Data lines:
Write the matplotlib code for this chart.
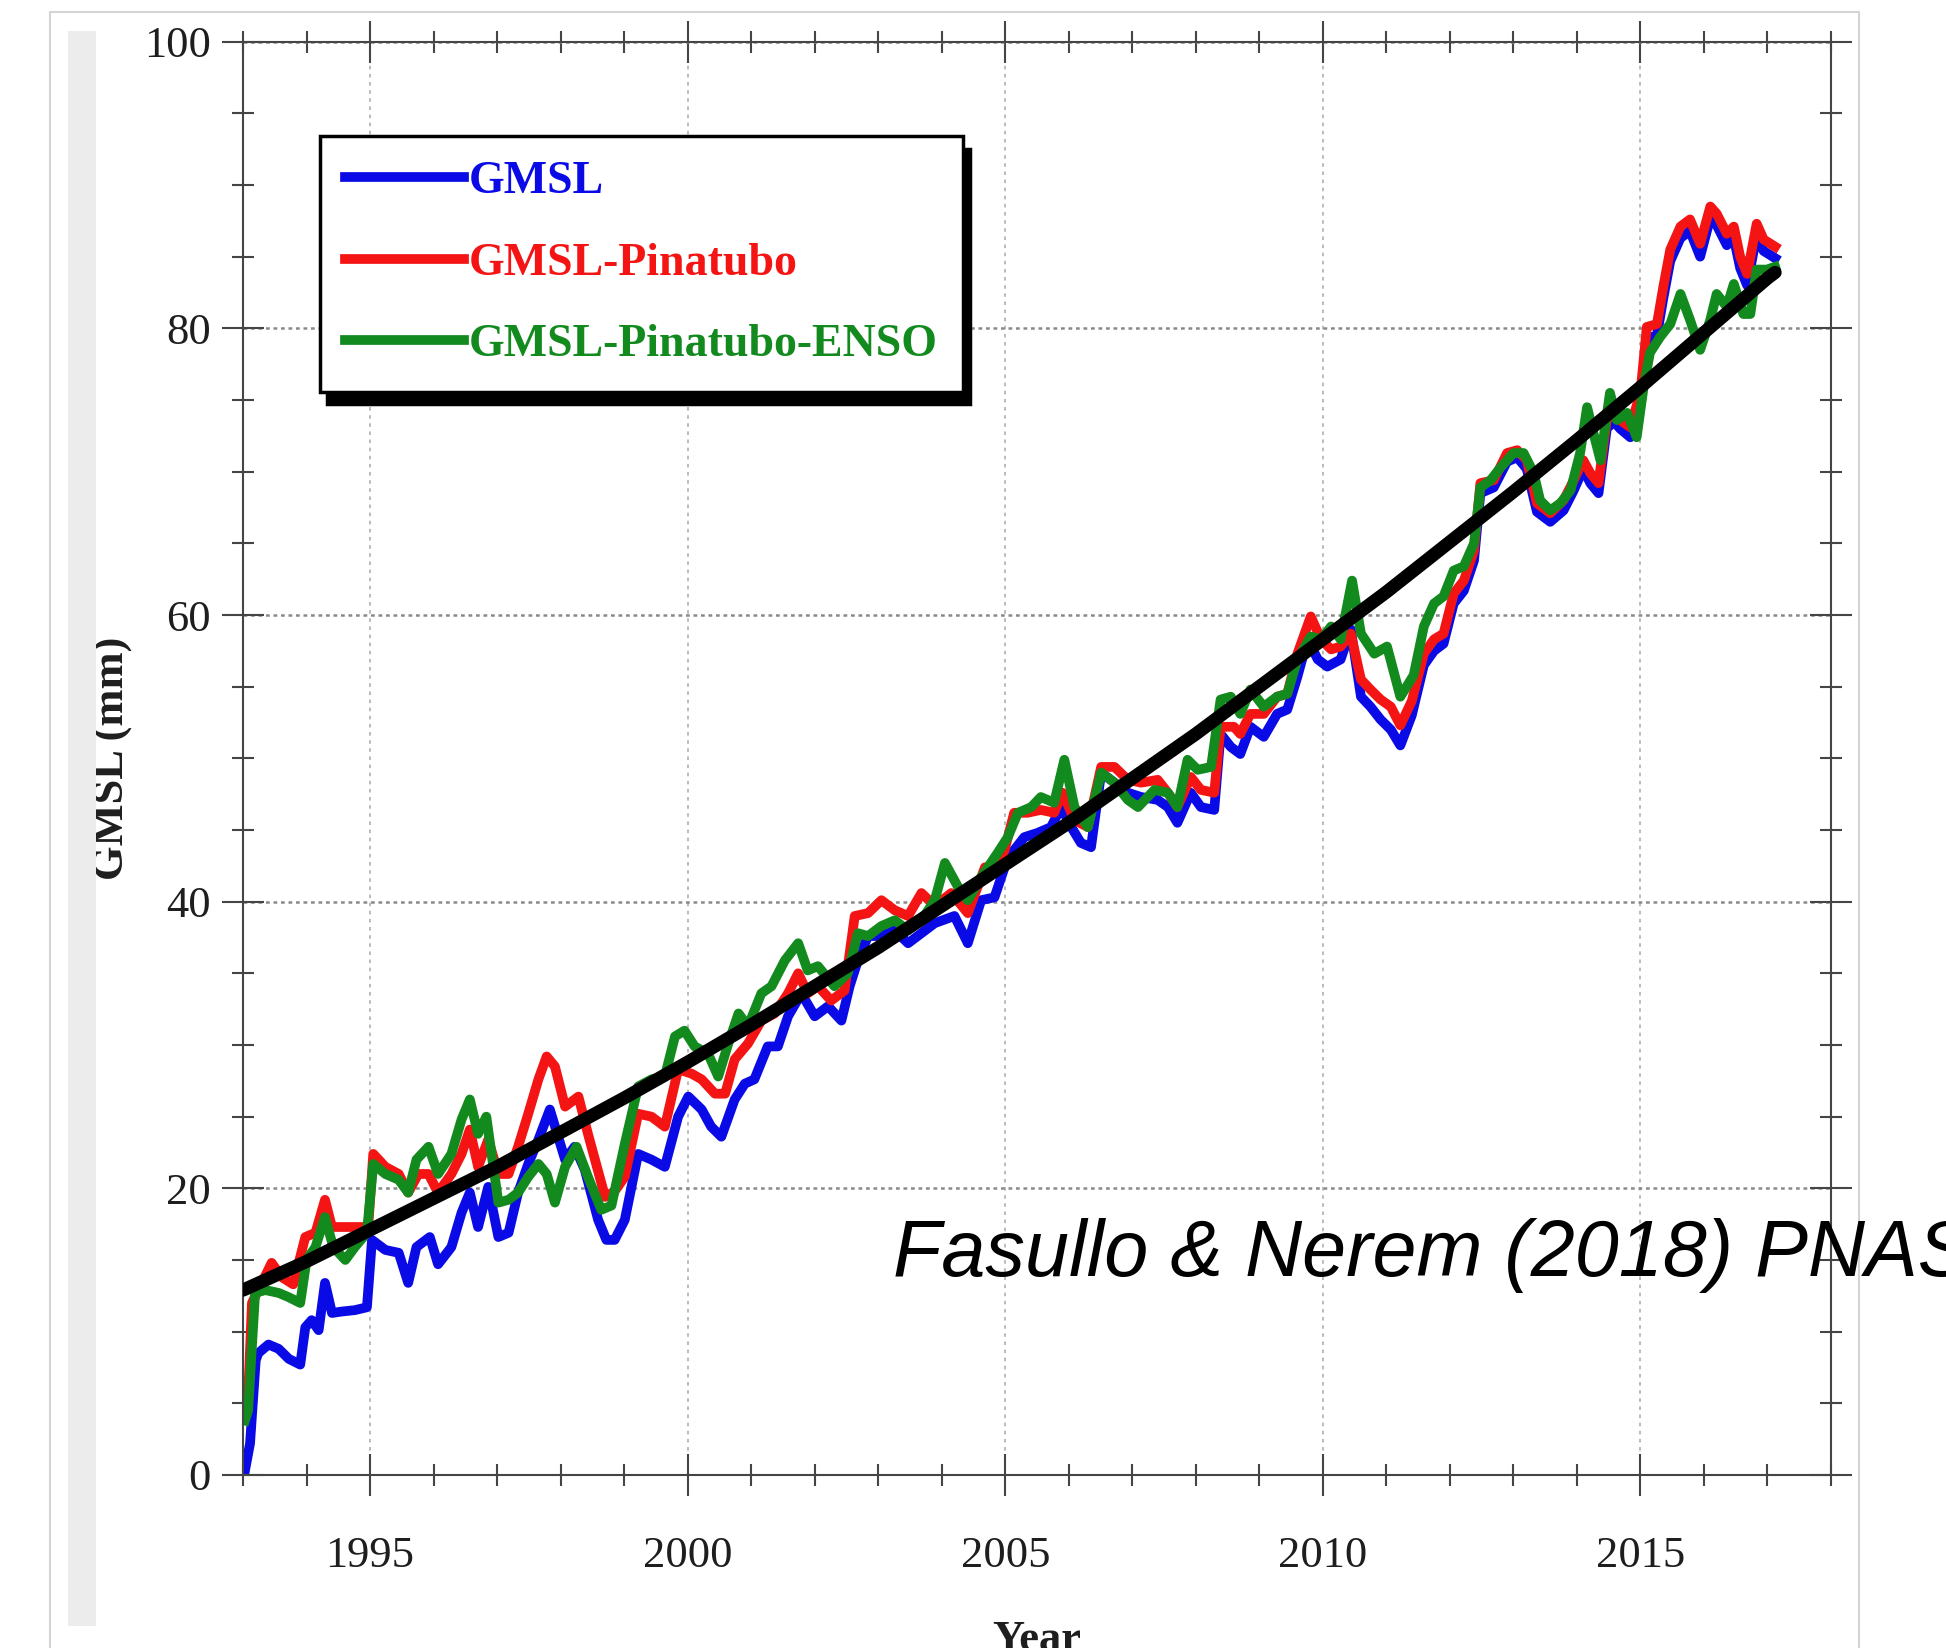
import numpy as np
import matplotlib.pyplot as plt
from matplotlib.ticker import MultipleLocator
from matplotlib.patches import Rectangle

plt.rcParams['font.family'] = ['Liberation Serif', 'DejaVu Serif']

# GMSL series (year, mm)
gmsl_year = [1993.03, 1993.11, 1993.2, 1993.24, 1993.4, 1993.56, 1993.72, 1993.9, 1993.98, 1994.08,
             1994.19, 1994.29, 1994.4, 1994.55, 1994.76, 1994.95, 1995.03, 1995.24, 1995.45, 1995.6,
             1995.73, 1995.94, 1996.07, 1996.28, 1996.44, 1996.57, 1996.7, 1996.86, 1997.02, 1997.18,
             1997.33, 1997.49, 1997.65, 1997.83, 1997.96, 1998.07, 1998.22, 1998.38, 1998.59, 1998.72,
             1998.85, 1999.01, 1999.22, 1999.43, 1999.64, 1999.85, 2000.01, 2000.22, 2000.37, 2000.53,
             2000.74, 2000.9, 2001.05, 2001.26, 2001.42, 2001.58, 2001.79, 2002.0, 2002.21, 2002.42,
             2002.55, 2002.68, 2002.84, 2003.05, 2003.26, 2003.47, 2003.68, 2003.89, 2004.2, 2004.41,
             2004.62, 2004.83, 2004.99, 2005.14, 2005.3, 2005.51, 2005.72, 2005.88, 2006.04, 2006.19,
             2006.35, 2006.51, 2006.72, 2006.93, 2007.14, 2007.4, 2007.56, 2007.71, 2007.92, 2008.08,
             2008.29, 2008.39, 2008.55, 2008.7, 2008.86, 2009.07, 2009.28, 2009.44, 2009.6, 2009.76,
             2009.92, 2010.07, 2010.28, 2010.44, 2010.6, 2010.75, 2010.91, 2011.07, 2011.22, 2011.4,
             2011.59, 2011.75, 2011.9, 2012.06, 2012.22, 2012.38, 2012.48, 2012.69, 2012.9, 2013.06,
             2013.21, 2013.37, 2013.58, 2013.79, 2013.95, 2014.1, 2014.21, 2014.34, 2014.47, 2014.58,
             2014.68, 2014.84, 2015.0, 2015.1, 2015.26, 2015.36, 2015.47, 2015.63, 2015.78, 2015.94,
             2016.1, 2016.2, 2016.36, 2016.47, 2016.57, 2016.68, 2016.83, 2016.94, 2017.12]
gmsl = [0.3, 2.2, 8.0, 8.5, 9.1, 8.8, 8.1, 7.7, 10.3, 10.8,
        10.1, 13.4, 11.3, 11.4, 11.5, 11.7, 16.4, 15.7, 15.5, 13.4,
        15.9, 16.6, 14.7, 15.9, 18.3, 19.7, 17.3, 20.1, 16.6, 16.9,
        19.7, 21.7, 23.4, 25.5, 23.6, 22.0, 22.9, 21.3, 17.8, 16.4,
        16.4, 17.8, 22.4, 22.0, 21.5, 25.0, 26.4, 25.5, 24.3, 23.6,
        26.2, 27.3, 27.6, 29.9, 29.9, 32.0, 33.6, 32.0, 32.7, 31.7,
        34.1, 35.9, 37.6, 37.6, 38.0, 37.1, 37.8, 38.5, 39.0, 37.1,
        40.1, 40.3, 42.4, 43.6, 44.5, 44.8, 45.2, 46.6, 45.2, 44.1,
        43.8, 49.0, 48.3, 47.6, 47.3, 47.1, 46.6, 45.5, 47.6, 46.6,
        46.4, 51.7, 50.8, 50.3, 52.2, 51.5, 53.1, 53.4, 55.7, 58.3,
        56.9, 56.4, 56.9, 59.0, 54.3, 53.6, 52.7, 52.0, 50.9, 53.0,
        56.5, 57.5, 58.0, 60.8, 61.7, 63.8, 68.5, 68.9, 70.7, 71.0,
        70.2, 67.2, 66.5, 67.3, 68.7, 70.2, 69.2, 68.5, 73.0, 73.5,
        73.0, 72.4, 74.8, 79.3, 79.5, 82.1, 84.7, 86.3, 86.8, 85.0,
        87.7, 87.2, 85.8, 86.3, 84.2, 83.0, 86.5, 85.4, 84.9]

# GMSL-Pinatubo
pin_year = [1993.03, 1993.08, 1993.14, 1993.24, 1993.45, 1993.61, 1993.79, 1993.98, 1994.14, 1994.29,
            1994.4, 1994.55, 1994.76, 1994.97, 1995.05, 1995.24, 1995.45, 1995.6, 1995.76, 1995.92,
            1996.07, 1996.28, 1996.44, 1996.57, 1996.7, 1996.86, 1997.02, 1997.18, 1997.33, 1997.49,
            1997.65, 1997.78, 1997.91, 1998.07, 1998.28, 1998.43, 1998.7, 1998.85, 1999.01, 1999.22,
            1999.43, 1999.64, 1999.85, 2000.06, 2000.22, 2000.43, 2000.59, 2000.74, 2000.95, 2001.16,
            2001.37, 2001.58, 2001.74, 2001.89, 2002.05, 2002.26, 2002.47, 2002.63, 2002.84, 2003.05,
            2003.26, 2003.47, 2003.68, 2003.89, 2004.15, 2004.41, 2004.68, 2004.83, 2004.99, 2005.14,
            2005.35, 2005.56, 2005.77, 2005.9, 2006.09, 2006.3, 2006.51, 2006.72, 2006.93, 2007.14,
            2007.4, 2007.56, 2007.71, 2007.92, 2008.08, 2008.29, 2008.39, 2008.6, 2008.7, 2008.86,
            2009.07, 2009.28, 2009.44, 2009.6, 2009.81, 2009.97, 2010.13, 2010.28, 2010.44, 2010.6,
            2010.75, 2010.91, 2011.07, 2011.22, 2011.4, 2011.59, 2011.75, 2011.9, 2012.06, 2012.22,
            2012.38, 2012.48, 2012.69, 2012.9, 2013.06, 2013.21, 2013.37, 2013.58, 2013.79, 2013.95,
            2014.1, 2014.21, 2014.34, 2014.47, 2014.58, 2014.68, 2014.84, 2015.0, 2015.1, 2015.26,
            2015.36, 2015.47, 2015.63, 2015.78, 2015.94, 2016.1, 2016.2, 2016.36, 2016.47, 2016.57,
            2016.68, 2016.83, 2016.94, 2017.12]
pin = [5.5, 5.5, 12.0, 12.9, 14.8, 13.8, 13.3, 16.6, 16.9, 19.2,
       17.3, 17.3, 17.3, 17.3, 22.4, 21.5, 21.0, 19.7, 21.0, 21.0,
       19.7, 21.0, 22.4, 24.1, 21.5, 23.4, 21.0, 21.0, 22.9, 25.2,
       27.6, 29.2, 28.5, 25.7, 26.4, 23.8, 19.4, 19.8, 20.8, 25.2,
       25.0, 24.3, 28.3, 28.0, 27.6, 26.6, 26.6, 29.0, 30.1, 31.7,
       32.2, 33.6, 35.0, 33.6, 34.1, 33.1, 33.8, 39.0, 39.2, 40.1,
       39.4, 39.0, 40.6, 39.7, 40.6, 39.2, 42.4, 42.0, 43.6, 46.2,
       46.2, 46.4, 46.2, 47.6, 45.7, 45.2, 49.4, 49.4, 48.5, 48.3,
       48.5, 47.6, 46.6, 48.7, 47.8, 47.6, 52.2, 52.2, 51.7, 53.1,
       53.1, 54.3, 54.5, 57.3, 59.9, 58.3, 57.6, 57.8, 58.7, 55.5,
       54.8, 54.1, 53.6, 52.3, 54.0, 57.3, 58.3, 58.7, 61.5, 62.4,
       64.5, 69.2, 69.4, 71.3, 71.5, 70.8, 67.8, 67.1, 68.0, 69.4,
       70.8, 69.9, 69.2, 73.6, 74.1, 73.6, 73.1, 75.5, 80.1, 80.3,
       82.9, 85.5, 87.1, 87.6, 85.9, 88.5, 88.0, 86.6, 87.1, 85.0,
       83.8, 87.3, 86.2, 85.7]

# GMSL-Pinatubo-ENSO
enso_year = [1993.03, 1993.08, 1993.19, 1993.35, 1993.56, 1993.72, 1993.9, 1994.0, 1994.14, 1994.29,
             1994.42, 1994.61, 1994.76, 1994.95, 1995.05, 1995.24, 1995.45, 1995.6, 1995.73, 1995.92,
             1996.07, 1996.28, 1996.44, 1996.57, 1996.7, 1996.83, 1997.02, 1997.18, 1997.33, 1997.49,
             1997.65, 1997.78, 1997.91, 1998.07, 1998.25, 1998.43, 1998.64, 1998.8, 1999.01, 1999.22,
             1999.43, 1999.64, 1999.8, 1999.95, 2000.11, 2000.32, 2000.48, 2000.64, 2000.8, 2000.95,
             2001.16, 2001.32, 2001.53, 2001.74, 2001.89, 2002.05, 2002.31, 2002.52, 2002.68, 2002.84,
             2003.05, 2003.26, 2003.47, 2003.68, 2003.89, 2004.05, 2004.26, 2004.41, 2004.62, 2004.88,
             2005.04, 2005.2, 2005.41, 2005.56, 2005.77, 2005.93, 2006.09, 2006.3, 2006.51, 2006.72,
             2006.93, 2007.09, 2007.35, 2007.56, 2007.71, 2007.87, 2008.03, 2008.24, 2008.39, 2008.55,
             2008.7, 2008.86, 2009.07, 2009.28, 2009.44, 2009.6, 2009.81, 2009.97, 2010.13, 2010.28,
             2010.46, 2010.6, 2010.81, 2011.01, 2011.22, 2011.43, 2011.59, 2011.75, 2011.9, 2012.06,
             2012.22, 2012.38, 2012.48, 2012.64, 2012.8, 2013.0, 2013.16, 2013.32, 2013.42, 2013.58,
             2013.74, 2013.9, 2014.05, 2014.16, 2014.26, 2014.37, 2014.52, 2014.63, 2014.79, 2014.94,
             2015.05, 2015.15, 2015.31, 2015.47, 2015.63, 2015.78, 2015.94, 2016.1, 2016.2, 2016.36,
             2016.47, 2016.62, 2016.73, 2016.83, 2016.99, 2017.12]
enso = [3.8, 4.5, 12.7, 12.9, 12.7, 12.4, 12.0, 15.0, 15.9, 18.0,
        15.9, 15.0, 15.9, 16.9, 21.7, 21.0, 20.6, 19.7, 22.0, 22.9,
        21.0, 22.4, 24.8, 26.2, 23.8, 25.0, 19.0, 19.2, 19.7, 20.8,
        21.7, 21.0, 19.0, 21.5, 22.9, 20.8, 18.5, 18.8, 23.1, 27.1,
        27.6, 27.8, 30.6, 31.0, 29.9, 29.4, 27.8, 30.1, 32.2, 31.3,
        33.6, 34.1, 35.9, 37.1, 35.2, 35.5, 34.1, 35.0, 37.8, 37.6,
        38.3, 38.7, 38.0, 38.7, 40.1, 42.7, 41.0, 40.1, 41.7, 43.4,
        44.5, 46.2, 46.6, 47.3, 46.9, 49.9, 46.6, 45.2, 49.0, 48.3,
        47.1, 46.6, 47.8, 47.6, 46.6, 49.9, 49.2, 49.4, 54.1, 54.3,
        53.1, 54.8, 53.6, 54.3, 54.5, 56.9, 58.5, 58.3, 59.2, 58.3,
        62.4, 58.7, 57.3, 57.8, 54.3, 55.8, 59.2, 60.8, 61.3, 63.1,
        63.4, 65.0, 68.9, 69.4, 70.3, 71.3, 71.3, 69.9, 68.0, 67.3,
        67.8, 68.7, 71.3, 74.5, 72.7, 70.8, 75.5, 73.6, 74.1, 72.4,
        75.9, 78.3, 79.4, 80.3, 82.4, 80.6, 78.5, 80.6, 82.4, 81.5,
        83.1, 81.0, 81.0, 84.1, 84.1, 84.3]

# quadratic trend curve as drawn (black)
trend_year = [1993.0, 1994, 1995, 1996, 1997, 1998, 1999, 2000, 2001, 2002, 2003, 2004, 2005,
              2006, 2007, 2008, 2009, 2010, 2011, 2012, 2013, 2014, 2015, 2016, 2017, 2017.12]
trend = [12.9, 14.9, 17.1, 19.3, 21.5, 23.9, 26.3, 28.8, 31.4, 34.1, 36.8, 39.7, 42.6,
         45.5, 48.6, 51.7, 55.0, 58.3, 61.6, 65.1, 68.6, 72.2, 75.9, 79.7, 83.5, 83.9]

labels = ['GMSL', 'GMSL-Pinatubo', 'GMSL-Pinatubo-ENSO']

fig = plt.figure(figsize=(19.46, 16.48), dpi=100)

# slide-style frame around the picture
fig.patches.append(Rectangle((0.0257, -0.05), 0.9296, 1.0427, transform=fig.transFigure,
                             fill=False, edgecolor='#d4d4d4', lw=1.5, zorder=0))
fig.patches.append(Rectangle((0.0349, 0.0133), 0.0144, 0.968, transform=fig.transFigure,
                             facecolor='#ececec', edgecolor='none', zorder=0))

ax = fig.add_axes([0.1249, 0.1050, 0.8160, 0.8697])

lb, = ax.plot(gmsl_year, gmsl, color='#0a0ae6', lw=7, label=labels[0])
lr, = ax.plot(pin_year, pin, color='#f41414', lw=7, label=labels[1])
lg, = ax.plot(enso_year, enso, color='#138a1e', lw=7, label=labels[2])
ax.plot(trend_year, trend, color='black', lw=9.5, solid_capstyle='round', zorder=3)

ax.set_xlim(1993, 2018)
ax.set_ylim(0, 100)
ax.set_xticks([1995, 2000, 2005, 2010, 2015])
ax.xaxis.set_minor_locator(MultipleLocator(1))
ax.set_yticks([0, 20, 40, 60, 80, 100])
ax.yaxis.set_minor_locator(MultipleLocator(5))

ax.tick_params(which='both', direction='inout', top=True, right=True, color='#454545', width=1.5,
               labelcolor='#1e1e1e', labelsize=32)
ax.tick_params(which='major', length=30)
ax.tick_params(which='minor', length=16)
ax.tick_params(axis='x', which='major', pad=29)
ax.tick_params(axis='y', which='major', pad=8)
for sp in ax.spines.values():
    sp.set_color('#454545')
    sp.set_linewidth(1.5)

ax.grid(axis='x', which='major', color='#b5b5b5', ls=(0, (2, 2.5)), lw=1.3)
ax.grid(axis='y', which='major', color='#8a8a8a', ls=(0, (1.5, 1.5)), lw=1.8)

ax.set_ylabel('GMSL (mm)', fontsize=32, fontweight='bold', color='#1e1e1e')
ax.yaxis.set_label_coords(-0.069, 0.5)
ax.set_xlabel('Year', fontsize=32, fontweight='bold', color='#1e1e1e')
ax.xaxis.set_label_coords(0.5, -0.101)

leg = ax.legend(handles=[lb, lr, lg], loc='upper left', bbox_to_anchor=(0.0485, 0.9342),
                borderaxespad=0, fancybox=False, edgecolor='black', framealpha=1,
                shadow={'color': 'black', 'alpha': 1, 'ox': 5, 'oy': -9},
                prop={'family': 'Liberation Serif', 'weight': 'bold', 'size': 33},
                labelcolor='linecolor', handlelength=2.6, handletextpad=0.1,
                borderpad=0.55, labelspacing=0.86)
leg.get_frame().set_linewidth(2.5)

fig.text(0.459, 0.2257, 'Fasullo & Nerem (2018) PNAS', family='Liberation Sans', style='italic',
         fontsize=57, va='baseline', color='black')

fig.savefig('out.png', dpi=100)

What you will do: Repeat the listing above exactly from its first line to the line containing "plt.rcParams['font.family'] = ['Liberation", both included, and omit the pictures.

The completed task:
Write the matplotlib code for this chart.
import numpy as np
import matplotlib.pyplot as plt
from matplotlib.ticker import MultipleLocator
from matplotlib.patches import Rectangle

plt.rcParams['font.family'] = ['Liberation Serif', 'DejaVu Serif']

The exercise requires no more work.